**Stored entries**:
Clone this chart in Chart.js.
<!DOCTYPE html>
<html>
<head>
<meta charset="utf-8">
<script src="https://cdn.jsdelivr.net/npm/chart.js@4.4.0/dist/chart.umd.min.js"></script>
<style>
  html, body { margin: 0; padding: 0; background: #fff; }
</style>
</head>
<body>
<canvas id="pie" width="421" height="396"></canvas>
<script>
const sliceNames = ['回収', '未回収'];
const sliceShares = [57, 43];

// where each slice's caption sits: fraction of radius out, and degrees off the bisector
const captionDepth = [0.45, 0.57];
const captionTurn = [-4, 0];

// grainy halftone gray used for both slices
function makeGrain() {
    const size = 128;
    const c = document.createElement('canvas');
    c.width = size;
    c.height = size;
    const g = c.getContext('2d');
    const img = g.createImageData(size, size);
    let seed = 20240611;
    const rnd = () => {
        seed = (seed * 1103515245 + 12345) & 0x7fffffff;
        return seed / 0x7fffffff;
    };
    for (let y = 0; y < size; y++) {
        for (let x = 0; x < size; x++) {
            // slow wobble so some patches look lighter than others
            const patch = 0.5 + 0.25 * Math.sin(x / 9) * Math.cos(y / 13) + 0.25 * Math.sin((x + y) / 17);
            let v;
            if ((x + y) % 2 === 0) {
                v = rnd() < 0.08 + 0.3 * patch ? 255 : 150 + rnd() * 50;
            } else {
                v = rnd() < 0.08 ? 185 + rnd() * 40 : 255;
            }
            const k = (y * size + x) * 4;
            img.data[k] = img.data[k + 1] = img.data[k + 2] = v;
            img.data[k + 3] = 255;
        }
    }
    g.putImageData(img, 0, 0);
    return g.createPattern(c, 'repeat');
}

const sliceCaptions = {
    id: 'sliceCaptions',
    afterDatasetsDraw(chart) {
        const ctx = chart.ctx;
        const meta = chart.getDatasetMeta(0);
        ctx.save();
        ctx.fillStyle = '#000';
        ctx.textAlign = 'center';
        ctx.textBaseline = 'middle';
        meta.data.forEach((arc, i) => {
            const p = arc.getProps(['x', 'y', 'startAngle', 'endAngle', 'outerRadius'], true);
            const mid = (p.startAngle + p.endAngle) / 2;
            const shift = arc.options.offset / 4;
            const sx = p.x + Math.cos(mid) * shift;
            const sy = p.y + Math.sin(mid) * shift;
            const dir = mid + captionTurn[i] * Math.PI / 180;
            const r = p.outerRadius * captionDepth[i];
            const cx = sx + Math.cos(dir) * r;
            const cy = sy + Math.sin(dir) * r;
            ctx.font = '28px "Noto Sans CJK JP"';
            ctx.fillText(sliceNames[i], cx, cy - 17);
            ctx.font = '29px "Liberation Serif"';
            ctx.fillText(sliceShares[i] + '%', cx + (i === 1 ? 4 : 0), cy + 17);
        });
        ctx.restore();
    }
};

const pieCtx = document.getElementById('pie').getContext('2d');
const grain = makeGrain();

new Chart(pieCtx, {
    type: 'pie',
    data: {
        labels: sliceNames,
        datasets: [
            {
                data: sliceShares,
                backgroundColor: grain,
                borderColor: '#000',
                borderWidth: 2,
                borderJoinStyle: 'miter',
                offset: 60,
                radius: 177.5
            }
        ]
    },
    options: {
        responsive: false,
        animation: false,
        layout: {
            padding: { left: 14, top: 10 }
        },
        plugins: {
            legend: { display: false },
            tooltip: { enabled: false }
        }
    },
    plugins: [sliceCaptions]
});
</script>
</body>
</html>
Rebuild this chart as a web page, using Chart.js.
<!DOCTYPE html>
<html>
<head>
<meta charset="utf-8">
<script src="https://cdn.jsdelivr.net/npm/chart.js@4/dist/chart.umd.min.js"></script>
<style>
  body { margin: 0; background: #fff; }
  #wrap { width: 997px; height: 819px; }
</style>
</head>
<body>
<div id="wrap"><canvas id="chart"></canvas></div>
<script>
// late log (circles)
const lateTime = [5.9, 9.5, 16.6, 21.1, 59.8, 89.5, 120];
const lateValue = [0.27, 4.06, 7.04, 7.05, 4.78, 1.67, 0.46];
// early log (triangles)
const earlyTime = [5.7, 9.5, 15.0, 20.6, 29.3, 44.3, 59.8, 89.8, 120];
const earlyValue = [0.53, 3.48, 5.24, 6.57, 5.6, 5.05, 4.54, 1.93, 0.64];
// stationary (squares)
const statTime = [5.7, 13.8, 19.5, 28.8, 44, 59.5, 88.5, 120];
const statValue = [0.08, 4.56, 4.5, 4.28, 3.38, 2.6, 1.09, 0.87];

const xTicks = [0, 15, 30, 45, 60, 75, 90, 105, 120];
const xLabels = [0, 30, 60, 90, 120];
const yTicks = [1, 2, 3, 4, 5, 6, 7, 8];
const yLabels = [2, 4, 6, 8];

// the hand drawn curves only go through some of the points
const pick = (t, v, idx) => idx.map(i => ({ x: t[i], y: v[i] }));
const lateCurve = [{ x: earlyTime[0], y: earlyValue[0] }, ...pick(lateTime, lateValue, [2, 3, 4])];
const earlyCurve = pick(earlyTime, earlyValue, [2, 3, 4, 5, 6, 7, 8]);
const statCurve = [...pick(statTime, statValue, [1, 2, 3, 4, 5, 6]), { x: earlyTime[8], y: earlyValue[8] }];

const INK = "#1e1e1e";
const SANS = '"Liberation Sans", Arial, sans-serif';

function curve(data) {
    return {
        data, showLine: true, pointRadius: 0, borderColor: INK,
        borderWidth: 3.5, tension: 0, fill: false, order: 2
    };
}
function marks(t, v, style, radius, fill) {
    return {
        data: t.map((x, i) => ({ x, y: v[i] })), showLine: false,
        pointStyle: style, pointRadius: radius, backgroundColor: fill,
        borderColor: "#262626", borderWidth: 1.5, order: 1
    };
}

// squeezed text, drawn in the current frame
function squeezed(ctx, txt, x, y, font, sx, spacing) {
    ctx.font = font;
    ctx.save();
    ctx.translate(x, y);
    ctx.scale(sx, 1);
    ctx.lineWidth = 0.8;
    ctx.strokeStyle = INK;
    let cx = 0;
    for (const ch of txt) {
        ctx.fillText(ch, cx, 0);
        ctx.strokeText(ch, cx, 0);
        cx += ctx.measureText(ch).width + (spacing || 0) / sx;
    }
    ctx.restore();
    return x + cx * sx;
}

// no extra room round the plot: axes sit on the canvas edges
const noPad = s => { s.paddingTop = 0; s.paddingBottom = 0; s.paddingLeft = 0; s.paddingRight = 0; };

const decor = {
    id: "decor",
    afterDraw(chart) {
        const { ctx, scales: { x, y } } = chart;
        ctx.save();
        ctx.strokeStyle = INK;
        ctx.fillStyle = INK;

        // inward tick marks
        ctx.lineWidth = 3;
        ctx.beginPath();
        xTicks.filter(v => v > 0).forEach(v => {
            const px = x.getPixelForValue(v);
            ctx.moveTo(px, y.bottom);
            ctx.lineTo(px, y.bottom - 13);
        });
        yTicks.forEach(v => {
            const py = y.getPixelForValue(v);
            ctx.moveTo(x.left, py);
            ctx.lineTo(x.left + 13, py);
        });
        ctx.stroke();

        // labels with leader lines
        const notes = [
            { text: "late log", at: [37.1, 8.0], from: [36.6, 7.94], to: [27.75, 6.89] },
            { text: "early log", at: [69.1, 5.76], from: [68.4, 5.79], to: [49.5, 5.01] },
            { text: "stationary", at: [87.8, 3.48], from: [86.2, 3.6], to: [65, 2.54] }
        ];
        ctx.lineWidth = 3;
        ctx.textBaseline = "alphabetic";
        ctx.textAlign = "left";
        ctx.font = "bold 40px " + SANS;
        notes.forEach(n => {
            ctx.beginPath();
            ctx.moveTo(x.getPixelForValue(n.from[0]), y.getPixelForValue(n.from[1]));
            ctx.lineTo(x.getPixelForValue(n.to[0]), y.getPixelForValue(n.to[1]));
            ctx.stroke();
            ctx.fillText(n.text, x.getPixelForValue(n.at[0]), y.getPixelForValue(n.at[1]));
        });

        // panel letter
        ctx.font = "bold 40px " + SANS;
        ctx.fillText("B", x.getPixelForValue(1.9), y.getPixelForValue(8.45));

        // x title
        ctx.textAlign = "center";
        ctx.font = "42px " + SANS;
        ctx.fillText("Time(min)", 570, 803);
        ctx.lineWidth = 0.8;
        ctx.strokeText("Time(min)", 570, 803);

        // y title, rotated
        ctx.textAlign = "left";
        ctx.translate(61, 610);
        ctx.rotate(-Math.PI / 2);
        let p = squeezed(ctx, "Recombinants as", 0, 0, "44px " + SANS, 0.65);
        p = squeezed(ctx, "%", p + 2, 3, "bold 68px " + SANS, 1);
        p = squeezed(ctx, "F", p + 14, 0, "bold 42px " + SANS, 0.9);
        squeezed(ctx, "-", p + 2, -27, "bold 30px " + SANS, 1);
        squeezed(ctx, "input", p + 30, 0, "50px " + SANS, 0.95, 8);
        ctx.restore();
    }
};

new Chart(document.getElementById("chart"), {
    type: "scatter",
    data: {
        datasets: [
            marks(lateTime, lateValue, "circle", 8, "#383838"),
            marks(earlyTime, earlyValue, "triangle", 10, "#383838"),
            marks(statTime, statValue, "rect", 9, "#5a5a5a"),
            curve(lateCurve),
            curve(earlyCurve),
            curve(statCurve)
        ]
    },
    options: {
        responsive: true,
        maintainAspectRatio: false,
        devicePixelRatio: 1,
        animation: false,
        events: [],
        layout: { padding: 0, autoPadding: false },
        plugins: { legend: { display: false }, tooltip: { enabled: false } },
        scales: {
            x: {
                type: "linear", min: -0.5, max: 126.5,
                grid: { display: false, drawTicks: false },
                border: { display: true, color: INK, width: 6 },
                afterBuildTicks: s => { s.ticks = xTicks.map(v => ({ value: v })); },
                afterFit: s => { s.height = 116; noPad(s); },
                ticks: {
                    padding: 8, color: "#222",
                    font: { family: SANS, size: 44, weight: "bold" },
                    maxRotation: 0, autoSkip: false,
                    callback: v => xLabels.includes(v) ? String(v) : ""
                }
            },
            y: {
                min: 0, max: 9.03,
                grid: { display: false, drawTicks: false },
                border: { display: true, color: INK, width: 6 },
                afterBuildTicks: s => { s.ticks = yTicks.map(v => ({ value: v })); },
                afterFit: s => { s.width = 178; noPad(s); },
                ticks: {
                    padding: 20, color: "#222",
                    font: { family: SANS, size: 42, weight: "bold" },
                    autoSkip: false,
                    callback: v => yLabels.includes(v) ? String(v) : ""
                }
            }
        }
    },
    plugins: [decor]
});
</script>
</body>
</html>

**The problem**: Include the first line, the line containing "const captionTurn = [-4, 0];", and every line between them, copied exactly from the material above; output no other line.

**Worked solution**:
Clone this chart in Chart.js.
<!DOCTYPE html>
<html>
<head>
<meta charset="utf-8">
<script src="https://cdn.jsdelivr.net/npm/chart.js@4.4.0/dist/chart.umd.min.js"></script>
<style>
  html, body { margin: 0; padding: 0; background: #fff; }
</style>
</head>
<body>
<canvas id="pie" width="421" height="396"></canvas>
<script>
const sliceNames = ['回収', '未回収'];
const sliceShares = [57, 43];

// where each slice's caption sits: fraction of radius out, and degrees off the bisector
const captionDepth = [0.45, 0.57];
const captionTurn = [-4, 0];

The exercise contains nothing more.